Essa tendência de desdolarização ganhou ainda mais força com os avanços do bloco dos BRICS, que estuda a criação de uma moeda comum para transações entre seus membros. O Novo Banco de Desenvolvimento (NDB), criado pelo grupo, já financia projetos em moedas nacionais, sem recorrer ao dólar, enquanto Brasil e Argentina iniciaram negociações para utilizar moedas locais no comércio bilateral. O Irã também anunciou em 2024 que usará o yuan, rúpias e rublos para parte de suas exportações de energia.

Nesse contexto, surgem propostas mais ambiciosas para reformular a arquitetura financeira global. A ideia de uma unidade de conta internacional, inspirada no “bancor” sugerido por John Maynard Keynes nos próprios debates de Bretton Woods, volta a ser discutida em círculos acadêmicos e políticos. Essa moeda global, neutra e administrada por um consórcio internacional, poderia substituir o dólar como referência, permitindo maior equilíbrio entre as economias nacionais e reduzindo as distorções provocadas pela atual hegemonia monetária.

A criação de moedas digitais de bancos centrais (CBDCs) também pode alterar profundamente a geopolítica monetária. A China já testa o yuan digital em transações internacionais, enquanto o Banco Central Europeu e o Federal Reserve estudam alternativas digitais para o euro e o dólar. A adoção dessas moedas, em redes soberanas ou multilaterais, permitiria maior autonomia nas transações, especialmente entre países sob sanções, como Venezuela, Cuba, Coreia do Norte e Afeganistão.

A guerra tarifária e o uso de sanções econômicas revelaram o caráter assimétrico do sistema Bretton Woods: quem controla o dólar, controla o mundo. Essa constatação levou países não alinhados — e até mesmo alguns aliados desconfortáveis — a buscar soluções estruturais. Isso inclui a construção de novos mecanismos de clearing, bancos multilaterais independentes e o fortalecimento do comércio em moedas locais ou regionais. Exemplos recentes incluem o aumento das transações em rúpias entre Índia e Bangladesh, e o uso do real entre Brasil e Uruguai.

O desafio, no entanto, é imenso. O dólar ainda representa mais de 50% das reservas cambiais globais e cerca de 90% das transações cambiais diárias.
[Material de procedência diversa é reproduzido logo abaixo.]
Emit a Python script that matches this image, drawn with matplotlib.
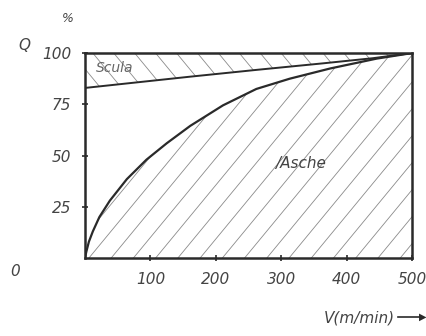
import numpy as np
import matplotlib.pyplot as plt

# Asche curve (lower) and Scula line (upper), Q in %
v_asche = [0, 2, 6, 12, 22, 38, 64, 94, 125, 161, 211, 262, 313, 375, 415, 446, 500]
q_asche = [0, 3, 8, 13, 20, 28, 38.5, 48, 56, 64.5, 74.5, 82.5, 87.5, 92.5, 95.2, 97.3, 100]
v_scula = [0, 161, 262, 364, 440, 500]
q_scula = [83, 88.5, 91.8, 95, 97.5, 100]

x_ticks = [100, 200, 300, 400, 500]
y_ticks = [25, 50, 75, 100]

ink = '#2a2a2a'
hatch_col = '#8a8a8a'

fig = plt.figure(figsize=(4.26, 3.36), dpi=100)
ax = fig.add_axes([0.1995, 0.232, 0.7676, 0.61])

low = ax.fill_between(v_asche, 0, q_asche, facecolor='none', linewidth=0)
top = ax.fill_between(v_scula, q_scula, 100, facecolor='none', linewidth=0)

# hand-style hatching, clipped to the two areas
for c in np.arange(-300, 520, 34):
    l1, = ax.plot([c, c + 300], [0, 116], color=hatch_col, lw=0.6)
    l1.set_clip_path(low.get_paths()[0], transform=ax.transData)
for c in np.arange(-20, 560, 32):
    l2, = ax.plot([c, c + 300], [100, -16], color=hatch_col, lw=0.6)
    l2.set_clip_path(top.get_paths()[0], transform=ax.transData)

ax.plot(v_asche, q_asche, color=ink, lw=1.6)
ax.plot(v_scula, q_scula, color=ink, lw=1.4)

ax.set_xlim(0, 500)
ax.set_ylim(0, 100)
for s in ax.spines.values():
    s.set_linewidth(1.8)
    s.set_color(ink)

font = dict(style='italic', color='#444444', fontsize=11)
ax.set_xticks(x_ticks)
ax.set_xticklabels([str(t) for t in x_ticks], **font)
ax.set_yticks(y_ticks)
ax.set_yticklabels([str(t) for t in y_ticks], **font)
ax.tick_params(direction='inout', length=4, width=1.2, color=ink, pad=8)

ax.text(45, 92.5, 'Scula', fontsize=10, style='italic', color='#666666',
        ha='center', va='center')
ax.text(330, 46, '/Asche', ha='center', va='center', **font)

fig.text(10 / 426, 1 - 272 / 336, '0', ha='left', va='center', **font)
fig.text(18 / 426, 1 - 45 / 336, 'Q', ha='left', va='center', **font)
fig.text(68 / 426, 1 - 18 / 336, '%', ha='center', va='center',
         style='italic', color='#444444', fontsize=9)
fig.text(395 / 426, 1 - 318 / 336, 'V(m/min)', ha='right', va='center', **font)
fig.add_artist(plt.Line2D([398 / 426, 420 / 426], [1 - 317 / 336, 1 - 317 / 336],
                          color=ink, lw=1.2))
fig.text(426 / 426, 1 - 317 / 336, '▶', ha='right', va='center',
         color=ink, fontsize=7)

fig.savefig('out.png', dpi=100)
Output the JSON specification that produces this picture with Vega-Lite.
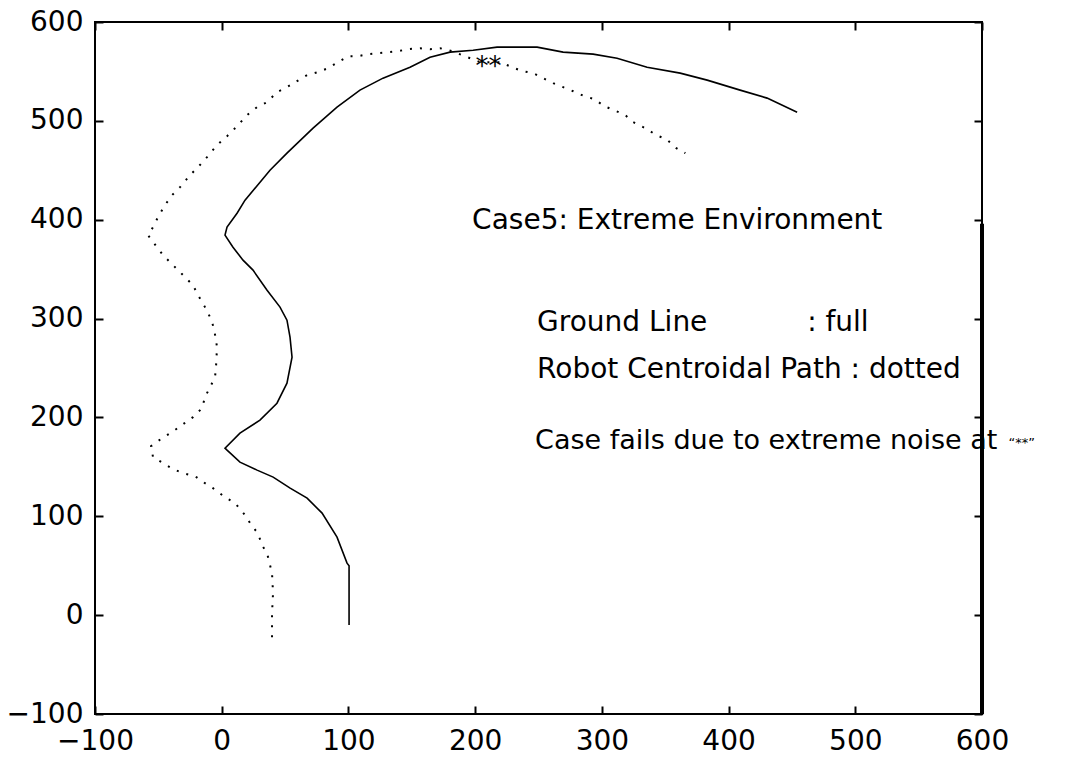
{
  "$schema": "https://vega.github.io/schema/vega-lite/v6.json",
  "width": 887,
  "height": 692,
  "autosize": "none",
  "padding": {"left": 95, "top": 22, "right": 86, "bottom": 43},
  "background": "white",
  "config": {
    "view": {"stroke": "#000", "strokeWidth": 2},
    "axis": {
      "domain": false,
      "grid": false,
      "ticks": true,
      "tickColor": "#000",
      "tickWidth": 2,
      "tickSize": -8,
      "labelPadding": 20,
      "labelFont": "DejaVu Sans",
      "labelFontSize": 28,
      "labelColor": "#000",
      "labelFlush": false,
      "title": null
    }
  },
  "datasets": {
    "ground": [
      {"i": 0, "x": 100.5, "y": -10},
      {"i": 1, "x": 100.5, "y": 50},
      {"i": 2, "x": 98.9, "y": 52.6},
      {"i": 3, "x": 91.0, "y": 78.9},
      {"i": 4, "x": 79.2, "y": 103.2},
      {"i": 5, "x": 67.4, "y": 118.4},
      {"i": 6, "x": 54.0, "y": 128.5},
      {"i": 7, "x": 40.6, "y": 139.6},
      {"i": 8, "x": 27.9, "y": 146.7},
      {"i": 9, "x": 14.4, "y": 154.8},
      {"i": 10, "x": 4.2, "y": 166.9},
      {"i": 11, "x": 2.6, "y": 168.9},
      {"i": 12, "x": 14.4, "y": 184.1},
      {"i": 13, "x": 30.2, "y": 197.3},
      {"i": 14, "x": 43.6, "y": 214.4},
      {"i": 15, "x": 51.5, "y": 234.7},
      {"i": 16, "x": 55.5, "y": 261.0},
      {"i": 17, "x": 53.9, "y": 281.2},
      {"i": 18, "x": 51.5, "y": 298.4},
      {"i": 19, "x": 46.0, "y": 311.6},
      {"i": 20, "x": 35.8, "y": 328.7},
      {"i": 21, "x": 24.7, "y": 349.0},
      {"i": 22, "x": 16.8, "y": 359.1},
      {"i": 23, "x": 8.9, "y": 372.2},
      {"i": 24, "x": 2.6, "y": 384.4},
      {"i": 25, "x": 4.2, "y": 392.5},
      {"i": 26, "x": 12.1, "y": 406.6},
      {"i": 27, "x": 18.4, "y": 419.8},
      {"i": 28, "x": 38.1, "y": 450.1},
      {"i": 29, "x": 51.5, "y": 467.3},
      {"i": 30, "x": 72.1, "y": 492.6},
      {"i": 31, "x": 91.0, "y": 513.9},
      {"i": 32, "x": 109.1, "y": 531.1},
      {"i": 33, "x": 127.3, "y": 543.2},
      {"i": 34, "x": 148.6, "y": 554.3},
      {"i": 35, "x": 164.4, "y": 564.4},
      {"i": 36, "x": 180.2, "y": 569.5},
      {"i": 37, "x": 198.4, "y": 571.5},
      {"i": 38, "x": 217.3, "y": 574.6},
      {"i": 39, "x": 248.9, "y": 574.6},
      {"i": 40, "x": 269.4, "y": 569.5},
      {"i": 41, "x": 293.1, "y": 567.5},
      {"i": 42, "x": 312.0, "y": 563.4},
      {"i": 43, "x": 335.7, "y": 554.3},
      {"i": 44, "x": 361.8, "y": 548.3},
      {"i": 45, "x": 383.1, "y": 541.2},
      {"i": 46, "x": 409.1, "y": 531.1},
      {"i": 47, "x": 430.4, "y": 523.0},
      {"i": 48, "x": 454.1, "y": 508.8}
    ],
    "robot": [
      {"i": 0, "x": 39.7, "y": -22.3},
      {"i": 1, "x": 39.7, "y": 2.0},
      {"i": 2, "x": 40.5, "y": 22.3},
      {"i": 3, "x": 39.7, "y": 42.5},
      {"i": 4, "x": 35.8, "y": 62.7},
      {"i": 5, "x": 31.8, "y": 70.8},
      {"i": 6, "x": 28.6, "y": 82.9},
      {"i": 7, "x": 23.9, "y": 90.0},
      {"i": 8, "x": 18.4, "y": 101.2},
      {"i": 9, "x": 10.5, "y": 113.3},
      {"i": 10, "x": 2.6, "y": 119.4},
      {"i": 11, "x": -6.9, "y": 128.5},
      {"i": 12, "x": -13.2, "y": 133.5},
      {"i": 13, "x": -21.1, "y": 140.6},
      {"i": 14, "x": -30.5, "y": 143.6},
      {"i": 15, "x": -38.4, "y": 147.7},
      {"i": 16, "x": -46.3, "y": 153.8},
      {"i": 17, "x": -54.2, "y": 159.8},
      {"i": 18, "x": -55.8, "y": 170.9},
      {"i": 19, "x": -47.1, "y": 179.0},
      {"i": 20, "x": -39.2, "y": 185.1},
      {"i": 21, "x": -30.5, "y": 193.2},
      {"i": 22, "x": -22.7, "y": 200.3},
      {"i": 23, "x": -15.5, "y": 209.4},
      {"i": 24, "x": -13.2, "y": 220.5},
      {"i": 25, "x": -9.2, "y": 230.6},
      {"i": 26, "x": -5.3, "y": 240.7},
      {"i": 27, "x": -4.5, "y": 250.9},
      {"i": 28, "x": -3.7, "y": 271.1},
      {"i": 29, "x": -6.1, "y": 290.3},
      {"i": 30, "x": -9.2, "y": 301.4},
      {"i": 31, "x": -13.2, "y": 311.6},
      {"i": 32, "x": -18.7, "y": 323.7},
      {"i": 33, "x": -22.7, "y": 333.8},
      {"i": 34, "x": -30.5, "y": 343.9},
      {"i": 35, "x": -38.4, "y": 354.0},
      {"i": 36, "x": -46.3, "y": 364.2},
      {"i": 37, "x": -51.1, "y": 372.2},
      {"i": 38, "x": -58.2, "y": 384.4},
      {"i": 39, "x": -54.2, "y": 392.5},
      {"i": 40, "x": -50.3, "y": 402.6},
      {"i": 41, "x": -44.8, "y": 414.7},
      {"i": 42, "x": -39.2, "y": 424.8},
      {"i": 43, "x": -32.9, "y": 432.9},
      {"i": 44, "x": -25.0, "y": 445.1},
      {"i": 45, "x": -18.7, "y": 453.2},
      {"i": 46, "x": -11.6, "y": 463.3},
      {"i": 47, "x": -3.7, "y": 475.4},
      {"i": 48, "x": 4.2, "y": 484.5},
      {"i": 49, "x": 12.1, "y": 494.6},
      {"i": 50, "x": 20.0, "y": 505.8},
      {"i": 51, "x": 27.9, "y": 513.9},
      {"i": 52, "x": 35.8, "y": 518.9},
      {"i": 53, "x": 43.6, "y": 529.0},
      {"i": 54, "x": 51.5, "y": 534.1},
      {"i": 55, "x": 59.4, "y": 540.2},
      {"i": 56, "x": 67.3, "y": 546.2},
      {"i": 57, "x": 76.0, "y": 549.3},
      {"i": 58, "x": 83.9, "y": 553.3},
      {"i": 59, "x": 91.8, "y": 559.4},
      {"i": 60, "x": 99.7, "y": 565.4},
      {"i": 61, "x": 107.6, "y": 565.4},
      {"i": 62, "x": 115.5, "y": 567.5},
      {"i": 63, "x": 123.4, "y": 568.5},
      {"i": 64, "x": 131.3, "y": 569.5},
      {"i": 65, "x": 139.2, "y": 570.5},
      {"i": 66, "x": 147.1, "y": 572.5},
      {"i": 67, "x": 156.5, "y": 573.5},
      {"i": 68, "x": 164.4, "y": 572.5},
      {"i": 69, "x": 172.3, "y": 573.5},
      {"i": 70, "x": 181.8, "y": 570.5},
      {"i": 71, "x": 192.0, "y": 565.4},
      {"i": 72, "x": 203.9, "y": 559.4},
      {"i": 73, "x": 219.7, "y": 559.4},
      {"i": 74, "x": 229.2, "y": 554.3},
      {"i": 75, "x": 237.1, "y": 550.3},
      {"i": 76, "x": 245.8, "y": 548.3},
      {"i": 77, "x": 253.7, "y": 543.2},
      {"i": 78, "x": 261.6, "y": 538.1},
      {"i": 79, "x": 269.5, "y": 534.1},
      {"i": 80, "x": 277.4, "y": 530.0},
      {"i": 81, "x": 286.1, "y": 525.0},
      {"i": 82, "x": 294.0, "y": 522.0},
      {"i": 83, "x": 301.9, "y": 514.9},
      {"i": 84, "x": 309.8, "y": 510.8},
      {"i": 85, "x": 318.5, "y": 505.8},
      {"i": 86, "x": 324.8, "y": 498.7},
      {"i": 87, "x": 334.3, "y": 492.6},
      {"i": 88, "x": 343.0, "y": 485.5},
      {"i": 89, "x": 350.9, "y": 481.5},
      {"i": 90, "x": 358.8, "y": 472.4},
      {"i": 91, "x": 365.9, "y": 467.3}
    ],
    "notes": [
      {"x": 197.6, "y": 390.5, "label": "Case5: Extreme Environment"},
      {"x": 248.9, "y": 287.3, "label": "Ground Line"},
      {"x": 462.0, "y": 287.3, "label": ": full"},
      {"x": 248.9, "y": 239.7, "label": "Robot Centroidal Path : dotted"}
    ],
    "verdict": [
      {"x": 247.3, "y": 167.9, "label": "Case fails due to extreme noise at"}
    ],
    "quoted": [
      {"x": 621.0, "y": 170.0, "label": "“**”"}
    ],
    "failure": [
      {"x": 210.5, "y": 546.5, "label": "**"}
    ],
    "edge": [
      {"x": 600, "y": -100, "y2": 396}
    ]
  },
  "layer": [
    {
      "data": {"name": "ground"},
      "mark": {"type": "line", "color": "#000", "strokeWidth": 1.6},
      "encoding": {
        "x": {
          "field": "x", "type": "quantitative",
          "scale": {"domain": [-100, 600], "nice": false, "zero": false},
          "axis": {"orient": "bottom", "values": [-100, 0, 100, 200, 300, 400, 500, 600], "labelPadding": 21}
        },
        "y": {
          "field": "y", "type": "quantitative",
          "scale": {"domain": [-100, 600], "nice": false, "zero": false},
          "axis": {"orient": "left", "values": [-100, 0, 100, 200, 300, 400, 500, 600], "labelPadding": 20}
        },
        "order": {"field": "i", "type": "quantitative"}
      }
    },
    {
      "data": {"name": "robot"},
      "mark": {"type": "line", "color": "#000", "strokeWidth": 2, "strokeDash": [2, 8], "strokeCap": "butt"},
      "encoding": {
        "x": {
          "field": "x", "type": "quantitative",
          "scale": {"domain": [-100, 600], "nice": false, "zero": false},
          "axis": {"orient": "top", "values": [-100, 0, 100, 200, 300, 400, 500, 600], "labels": false}
        },
        "y": {
          "field": "y", "type": "quantitative",
          "scale": {"domain": [-100, 600], "nice": false, "zero": false},
          "axis": {"orient": "right", "values": [-100, 0, 100, 200, 300, 400, 500, 600], "labels": false}
        },
        "order": {"field": "i", "type": "quantitative"}
      }
    },
    {
      "data": {"name": "edge"},
      "mark": {"type": "rule", "color": "#000", "strokeWidth": 4},
      "encoding": {
        "x": {"field": "x", "type": "quantitative", "axis": null},
        "y": {"field": "y", "type": "quantitative", "axis": null},
        "y2": {"field": "y2"}
      }
    },
    {
      "data": {"name": "notes"},
      "mark": {"type": "text", "font": "DejaVu Sans", "fontSize": 28, "color": "#000", "align": "left", "baseline": "alphabetic"},
      "encoding": {
        "x": {"field": "x", "type": "quantitative", "axis": null},
        "y": {"field": "y", "type": "quantitative", "axis": null},
        "text": {"field": "label"}
      }
    },
    {
      "data": {"name": "verdict"},
      "mark": {"type": "text", "font": "DejaVu Sans", "fontSize": 27, "color": "#000", "align": "left", "baseline": "alphabetic"},
      "encoding": {
        "x": {"field": "x", "type": "quantitative", "axis": null},
        "y": {"field": "y", "type": "quantitative", "axis": null},
        "text": {"field": "label"}
      }
    },
    {
      "data": {"name": "quoted"},
      "mark": {"type": "text", "font": "DejaVu Sans", "fontSize": 13, "color": "#000", "align": "left", "baseline": "alphabetic"},
      "encoding": {
        "x": {"field": "x", "type": "quantitative", "axis": null},
        "y": {"field": "y", "type": "quantitative", "axis": null},
        "text": {"field": "label"}
      }
    },
    {
      "data": {"name": "failure"},
      "mark": {"type": "text", "font": "DejaVu Sans", "fontSize": 26, "color": "#000", "align": "center", "baseline": "alphabetic"},
      "encoding": {
        "x": {"field": "x", "type": "quantitative", "axis": null},
        "y": {"field": "y", "type": "quantitative", "axis": null},
        "text": {"field": "label"}
      }
    }
  ],
  "resolve": {"axis": {"x": "independent", "y": "independent"}}
}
A transição para uma nova ordem exige não apenas vontade política, mas também infraestrutura técnica, redes de confiança internacional e mecanismos de resolução de disputas. Ainda assim, o movimento é claro: o mundo está gradualmente abandonando o modelo unipolar de Bretton Woods e experimentando múltiplas formas de soberania monetária e integração financeira.

O colapso silencioso de Bretton Woods pode não vir em forma de uma ruptura repentina, mas sim como uma erosão lenta, alimentada por cada novo contrato em moeda local, por cada sistema de pagamento alternativo e por cada decisão de manter reservas em ouro, yuan ou euro em vez de dólares. O futuro da arquitetura financeira internacional será, ao que tudo indica, multipolar, digital e descentralizado. E essa transformação será tão econômica quanto profundamente geopolítica.